The original version of the ordinance included in the definition of a personal solicitation the request for “support for a political, religious, commercial, social or other cause (including but not limited to financial support, personal or political support for or opposition to a political candidate or ballot measure, a request to sign or circulate a petition, to participate in a political campaign or event, a request to attend a religious service or meeting; or an offer of information about any of the foregoing).”
The latest revision strikes the language about “offer of information,” and concludes the definition of a personal solicitation with “or a request to attend a religious service or meeting.”
The new version also adds, “The display of a message or image worn, carried or held on or about one’s person, including but not limited to messages or images depicted or displayed on clothing, hats, jewelry, pins or similar adornments, bags, backpacks, umbrellas, briefcases, boxes or other similar containers, or on papers, flyers, posters or similar printed material does not constitute personal solicitation unless the person displaying such image or message affirmatively speaks, gestures or acts in a manner that constitutes a personal solicitation or aggressive solicitation.”
Subsequently, Fournier continued, Barfield raised an issue with the section of the proposed ordinance dealing with a person following or walking alongside someone who had turned down a solicitation from that person. The intention was to address actions that might be construed as threatening in such a situation, Fournier said. However, Barfield had pointed out that a person who had tried unsuccessfully to solicit someone might just be headed in the same direction, so the ordinance should not prohibit that.
Therefore, the revised law strikes the language in Section 23-8 that included “Following behind, ahead or alongside a person who walks away from the panhandler after being solicited” under the acts that constitute “Aggressive Personal Solicitation.”
Language in yet another part of that section was tweaked, Fournier noted. It originally included among aggressive acts “Either before, during or immediately after making the personal solicitation, using profane, abusive or personally threatening language or making any statement, gesture, or other communication which would case a reasonable person to be fearful that they would be subjected to an unwanted physical touching or harm to their person or their personal property …”
The new version of that clause says, “taking any action or making any gesture ….”
Fournier told the city commissioners he felt the changes “fairly address” the concerns Barfield raised.
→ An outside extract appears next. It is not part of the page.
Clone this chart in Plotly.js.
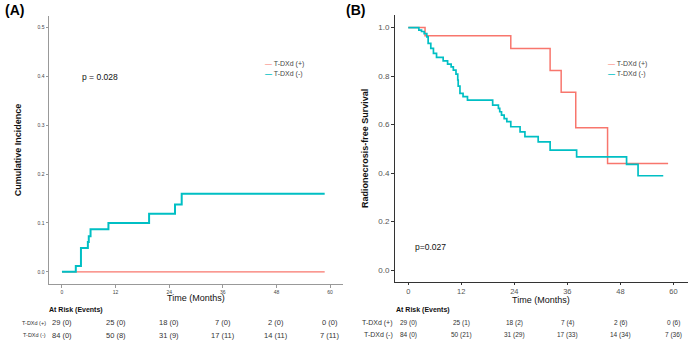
<!DOCTYPE html>
<html>
<head>
<meta charset="utf-8">
<script src="https://cdn.plot.ly/plotly-3.0.1.min.js"></script>
<style>html,body{margin:0;padding:0;background:#fff}#chart{width:690px;height:340px}</style>
</head>
<body>
<div id="chart"></div>
<script>
// Panel A: cumulative incidence
const aPosTime = [0, 58.8];
const aPosVal = [0, 0];
const aNegTime = [0, 3.1, 4.25, 5.8, 6.0, 6.4, 10.4, 19.5, 25.3, 26.8, 58.8];
const aNegVal = [0, 0.012, 0.049, 0.061, 0.073, 0.087, 0.100, 0.119, 0.138, 0.160, 0.160];

// Panel B: radionecrosis-free survival
const bPosTime = [0, 3.8, 23.2, 32.1, 34.6, 37.9, 45.1, 58.8];
const bPosVal = [1.0, 0.966, 0.914, 0.823, 0.733, 0.587, 0.440, 0.440];
const bNegTime = [0, 2.4, 3.0, 3.6, 4.2, 4.5, 5.1, 5.7, 6.4, 7.9, 8.9, 9.7, 10.2, 10.8, 11.2, 11.3, 11.7, 12.4, 13.4,
  19.1, 20.4, 20.7, 21.1, 21.7, 22.3, 23.2, 25.3, 26.4, 29.4, 32.1, 38.1, 49.4, 52.0, 57.7];
const bNegVal = [1.0, 0.990, 0.984, 0.975, 0.962, 0.935, 0.914, 0.894, 0.877, 0.863, 0.849, 0.838, 0.825, 0.808, 0.784, 0.759, 0.729, 0.715, 0.701,
  0.680, 0.667, 0.653, 0.639, 0.625, 0.612, 0.591, 0.570, 0.550, 0.529, 0.495, 0.467, 0.436, 0.389, 0.389];

// Risk table
const riskTimes = [0, 12, 24, 36, 48, 60];
const groupLabels = ["T-DXd (+)", "T-DXd (-)"];
const riskAPos = ["29 (0)", "25 (0)", "18 (0)", "7 (0)", "2 (0)", "0 (0)"];
const riskANeg = ["84 (0)", "50 (8)", "31 (9)", "17 (11)", "14 (11)", "7 (11)"];
const riskBPos = ["29 (0)", "25 (1)", "18 (2)", "7 (4)", "2 (6)", "0 (6)"];
const riskBNeg = ["84 (0)", "50 (21)", "31 (29)", "17 (33)", "14 (34)", "7 (36)"];

const RED = '#F8766D', CYAN = '#00BFC4';
const FONT = 'Liberation Sans, Arial, sans-serif';

const traces = [
  {x: aPosTime, y: aPosVal, xaxis: 'x', yaxis: 'y', mode: 'lines', line: {shape: 'hv', color: RED, width: 1.3}, name: groupLabels[0], showlegend: false},
  {x: aNegTime, y: aNegVal, xaxis: 'x', yaxis: 'y', mode: 'lines', line: {shape: 'hv', color: CYAN, width: 2}, name: groupLabels[1], showlegend: false},
  {x: bPosTime, y: bPosVal, xaxis: 'x2', yaxis: 'y2', mode: 'lines', line: {shape: 'hv', color: RED, width: 1.5}, name: groupLabels[0], showlegend: false},
  {x: bNegTime, y: bNegVal, xaxis: 'x2', yaxis: 'y2', mode: 'lines', line: {shape: 'hv', color: CYAN, width: 1.7}, name: groupLabels[1], showlegend: false}
];

const ann = [];
function txt(o) { ann.push(Object.assign({showarrow: false, font: {family: FONT, size: 7, color: '#222'}}, o)); }

// panel labels
txt({text: '<b>(A)</b>', xref: 'paper', yref: 'paper', x: 3/690, y: 1 - 10/340, xanchor: 'left', yanchor: 'middle', font: {family: FONT, size: 14, color: '#000'}});
txt({text: '<b>(B)</b>', xref: 'paper', yref: 'paper', x: 344/690, y: 1 - 10/340, xanchor: 'left', yanchor: 'middle', font: {family: FONT, size: 14, color: '#000'}});

// x-axis titles
txt({text: 'Time (Months)', xref: 'x', yref: 'paper', x: 30, y: 1 - 298/340, xanchor: 'center', yanchor: 'middle', font: {family: FONT, size: 9, color: '#111'}});
txt({text: 'Time (Months)', xref: 'x2', yref: 'paper', x: 30, y: 1 - 299.5/340, xanchor: 'center', yanchor: 'middle', font: {family: FONT, size: 9, color: '#111'}});

// p-values
txt({text: 'p = 0.028', xref: 'x', yref: 'y', x: 8.6, y: 0.4, font: {family: FONT, size: 8.5, color: '#111'}});
txt({text: 'p=0.027', xref: 'x2', yref: 'y2', x: 5.0, y: 0.095, font: {family: FONT, size: 8.5, color: '#111'}});

// legends
function legend(xpx, ypx, size) {
  txt({text: '<span style="color:' + RED + '">—</span> ' + groupLabels[0], xref: 'paper', yref: 'paper', x: xpx/690, y: 1 - ypx/340, xanchor: 'left', yanchor: 'middle', font: {family: FONT, size: size, color: '#444'}});
  txt({text: '<span style="color:' + CYAN + '"><b>—</b></span> ' + groupLabels[1], xref: 'paper', yref: 'paper', x: xpx/690, y: 1 - (ypx + 10)/340, xanchor: 'left', yanchor: 'middle', font: {family: FONT, size: size, color: '#444'}});
}
legend(263, 64, 7);
legend(606, 64, 7);

// risk tables
function riskTable(xa, labelX, headerX, pos, neg, labelSize, valSize) {
  txt({text: '<b>At Risk (Events)</b>', xref: 'paper', yref: 'paper', x: headerX/690, y: 1 - 309.5/340, xanchor: 'left', yanchor: 'middle', font: {family: FONT, size: 7, color: '#111'}});
  txt({text: groupLabels[0], xref: 'paper', yref: 'paper', x: labelX/690, y: 1 - 322.5/340, xanchor: 'right', yanchor: 'middle', font: {family: FONT, size: labelSize, color: '#333'}});
  txt({text: groupLabels[1], xref: 'paper', yref: 'paper', x: labelX/690, y: 1 - 335/340, xanchor: 'right', yanchor: 'middle', font: {family: FONT, size: labelSize, color: '#333'}});
  for (let i = 0; i < riskTimes.length; i++) {
    txt({text: pos[i], xref: xa, yref: 'paper', x: riskTimes[i], y: 1 - 322.5/340, xanchor: 'center', yanchor: 'middle', font: {family: FONT, size: valSize, color: '#333'}});
    txt({text: neg[i], xref: xa, yref: 'paper', x: riskTimes[i], y: 1 - 335/340, xanchor: 'center', yanchor: 'middle', font: {family: FONT, size: valSize, color: '#333'}});
  }
}
riskTable('x', 48, 47, riskAPos, riskANeg, 5.5, 7.5);
riskTable('x2', 395, 394, riskBPos, riskBNeg, 7, 6.5);

const axBase = {showgrid: false, zeroline: false, showline: true, ticks: 'outside', mirror: false, fixedrange: true};

const layout = {
  width: 690, height: 340,
  margin: {l: 0, r: 0, t: 0, b: 0},
  paper_bgcolor: '#fff', plot_bgcolor: '#fff',
  showlegend: false,
  font: {family: FONT},
  xaxis: Object.assign({}, axBase, {
    domain: [49/690, 343/690], range: [-2.9, 62.9], tickvals: riskTimes, ticktext: riskTimes.map(String),
    linecolor: '#999', linewidth: 1, tickcolor: '#999', ticklen: 2.5,
    tickfont: {family: FONT, size: 5, color: '#444'}
  }),
  yaxis: Object.assign({}, axBase, {
    domain: [56/340, 324/340], range: [-0.025, 0.524], tickvals: [0, 0.1, 0.2, 0.3, 0.4, 0.5], ticktext: ['0.0', '0.1', '0.2', '0.3', '0.4', '0.5'],
    linecolor: '#999', linewidth: 1, tickcolor: '#999', ticklen: 2.5,
    tickfont: {family: FONT, size: 5, color: '#444'},
    title: {text: '<b>Cumulative Incidence</b>', font: {family: FONT, size: 9, color: '#111'}, standoff: 14}
  }),
  xaxis2: Object.assign({}, axBase, {
    anchor: 'y2',
    domain: [395/690, 688/690], range: [-3.0, 63.3], tickvals: riskTimes, ticktext: riskTimes.map(String),
    linecolor: '#333', linewidth: 1, tickcolor: '#333', ticklen: 2,
    tickfont: {family: FONT, size: 7.5, color: '#555'}
  }),
  yaxis2: Object.assign({}, axBase, {
    anchor: 'x2',
    domain: [58.3/340, 325/340], range: [-0.048, 1.052], tickvals: [0, 0.2, 0.4, 0.6, 0.8, 1.0], ticktext: ['0.0', '0.2', '0.4', '0.6', '0.8', '1.0'],
    linecolor: '#333', linewidth: 1, tickcolor: '#333', ticklen: 3,
    tickfont: {family: FONT, size: 8, color: '#555'},
    title: {text: '<b>Radionecrosis-free Survival</b>', font: {family: FONT, size: 9, color: '#111'}, standoff: 8}
  }),
  annotations: ann
};

Plotly.newPlot('chart', traces, layout, {displayModeBar: false, staticPlot: true});
</script>
</body>
</html>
The City Attorney’s Office, therefore, recommended the board approve the latest revision.
“Actually,” he added, “it was a good thing we took this [item] off [the] Consent [Agenda] last time. … We have a much more refined, a better ordinance.”
With no member of the public appearing to offer remarks on the latest changes, Commissioner Alpert made a motion to approve the revised law. Commissioner Shelli Freeland Eddie seconded the motion, which passed unanimously.
Water and sewer fees
Another matter concluded on a second reading this week was the reinstatement of city water and sewer fees.
The board voted unanimously to approve the action when the matter came up for a first reading on Feb. 16. In a brief presentation that day, city Utilities Director Mitt Tidwell pointed out that the fees had been suspended for four-and-a-half years in an effort to spur development, which declined during the Great Recession. He was not proposing any changes in the fees at this point, he said.
Results of a new analysis of water and sewer fees — to be undertaken this summer — will be brought to the board, Tidwell added, at which time the commissioners could consider updating the fees.
Last month, City Manager Tom Barwin noted that the fees will be in effect for any project that gets under way on or after April 4.